STATED EXERCISE »
Produce an exact transcription of the listing below, omitting the pictures.

DATASET SECTION »
════════════════

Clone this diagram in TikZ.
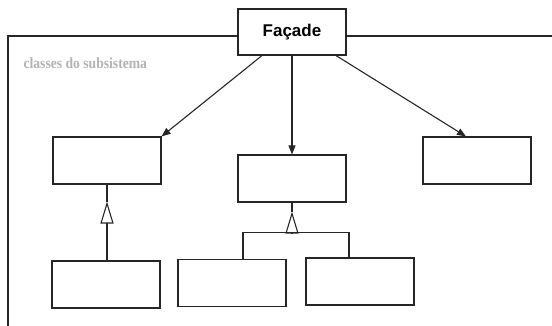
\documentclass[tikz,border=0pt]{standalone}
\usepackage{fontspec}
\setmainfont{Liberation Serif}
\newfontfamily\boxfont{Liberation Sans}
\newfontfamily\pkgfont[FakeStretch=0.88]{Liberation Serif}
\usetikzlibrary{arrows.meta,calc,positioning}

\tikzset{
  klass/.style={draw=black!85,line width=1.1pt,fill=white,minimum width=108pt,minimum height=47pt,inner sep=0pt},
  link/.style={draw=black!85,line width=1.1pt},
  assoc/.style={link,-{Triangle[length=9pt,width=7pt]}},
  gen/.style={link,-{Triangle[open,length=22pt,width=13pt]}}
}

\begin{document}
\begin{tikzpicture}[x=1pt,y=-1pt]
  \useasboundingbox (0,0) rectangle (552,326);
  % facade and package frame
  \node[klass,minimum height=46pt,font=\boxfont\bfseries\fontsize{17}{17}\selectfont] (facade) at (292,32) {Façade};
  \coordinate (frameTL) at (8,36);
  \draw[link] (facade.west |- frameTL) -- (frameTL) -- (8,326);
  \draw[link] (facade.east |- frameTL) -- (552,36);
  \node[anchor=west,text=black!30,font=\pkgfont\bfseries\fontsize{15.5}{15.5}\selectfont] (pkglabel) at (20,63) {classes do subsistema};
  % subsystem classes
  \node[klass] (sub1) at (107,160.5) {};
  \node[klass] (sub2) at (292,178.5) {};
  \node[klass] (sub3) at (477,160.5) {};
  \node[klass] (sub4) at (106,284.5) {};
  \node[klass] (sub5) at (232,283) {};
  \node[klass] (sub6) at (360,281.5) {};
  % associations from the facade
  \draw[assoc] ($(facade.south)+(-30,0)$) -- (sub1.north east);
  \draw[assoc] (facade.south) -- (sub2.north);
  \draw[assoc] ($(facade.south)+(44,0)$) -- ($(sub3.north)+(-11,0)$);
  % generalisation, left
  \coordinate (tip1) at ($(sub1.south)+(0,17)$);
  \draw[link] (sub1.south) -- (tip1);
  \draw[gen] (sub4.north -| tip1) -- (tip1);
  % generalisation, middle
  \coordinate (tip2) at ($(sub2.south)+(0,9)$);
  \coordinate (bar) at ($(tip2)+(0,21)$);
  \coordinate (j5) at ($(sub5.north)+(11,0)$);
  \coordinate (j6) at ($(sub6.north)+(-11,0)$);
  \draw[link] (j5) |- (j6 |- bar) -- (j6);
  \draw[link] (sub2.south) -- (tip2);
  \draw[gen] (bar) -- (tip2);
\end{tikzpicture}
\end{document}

════════════════

COMPLETED TASK »
Clone this diagram in TikZ.
\documentclass[tikz,border=0pt]{standalone}
\usepackage{fontspec}
\setmainfont{Liberation Serif}
\newfontfamily\boxfont{Liberation Sans}
\newfontfamily\pkgfont[FakeStretch=0.88]{Liberation Serif}
\usetikzlibrary{arrows.meta,calc,positioning}

\tikzset{
  klass/.style={draw=black!85,line width=1.1pt,fill=white,minimum width=108pt,minimum height=47pt,inner sep=0pt},
  link/.style={draw=black!85,line width=1.1pt},
  assoc/.style={link,-{Triangle[length=9pt,width=7pt]}},
  gen/.style={link,-{Triangle[open,length=22pt,width=13pt]}}
}

\begin{document}
\begin{tikzpicture}[x=1pt,y=-1pt]
  \useasboundingbox (0,0) rectangle (552,326);
  % facade and package frame
  \node[klass,minimum height=46pt,font=\boxfont\bfseries\fontsize{17}{17}\selectfont] (facade) at (292,32) {Façade};
  \coordinate (frameTL) at (8,36);
  \draw[link] (facade.west |- frameTL) -- (frameTL) -- (8,326);
  \draw[link] (facade.east |- frameTL) -- (552,36);
  \node[anchor=west,text=black!30,font=\pkgfont\bfseries\fontsize{15.5}{15.5}\selectfont] (pkglabel) at (20,63) {classes do subsistema};
  % subsystem classes
  \node[klass] (sub1) at (107,160.5) {};
  \node[klass] (sub2) at (292,178.5) {};
  \node[klass] (sub3) at (477,160.5) {};
  \node[klass] (sub4) at (106,284.5) {};
  \node[klass] (sub5) at (232,283) {};
  \node[klass] (sub6) at (360,281.5) {};
  % associations from the facade
  \draw[assoc] ($(facade.south)+(-30,0)$) -- (sub1.north east);
  \draw[assoc] (facade.south) -- (sub2.north);
  \draw[assoc] ($(facade.south)+(44,0)$) -- ($(sub3.north)+(-11,0)$);
  % generalisation, left
  \coordinate (tip1) at ($(sub1.south)+(0,17)$);
  \draw[link] (sub1.south) -- (tip1);
  \draw[gen] (sub4.north -| tip1) -- (tip1);
  % generalisation, middle
  \coordinate (tip2) at ($(sub2.south)+(0,9)$);
  \coordinate (bar) at ($(tip2)+(0,21)$);
  \coordinate (j5) at ($(sub5.north)+(11,0)$);
  \coordinate (j6) at ($(sub6.north)+(-11,0)$);
  \draw[link] (j5) |- (j6 |- bar) -- (j6);
  \draw[link] (sub2.south) -- (tip2);
  \draw[gen] (bar) -- (tip2);
\end{tikzpicture}
\end{document}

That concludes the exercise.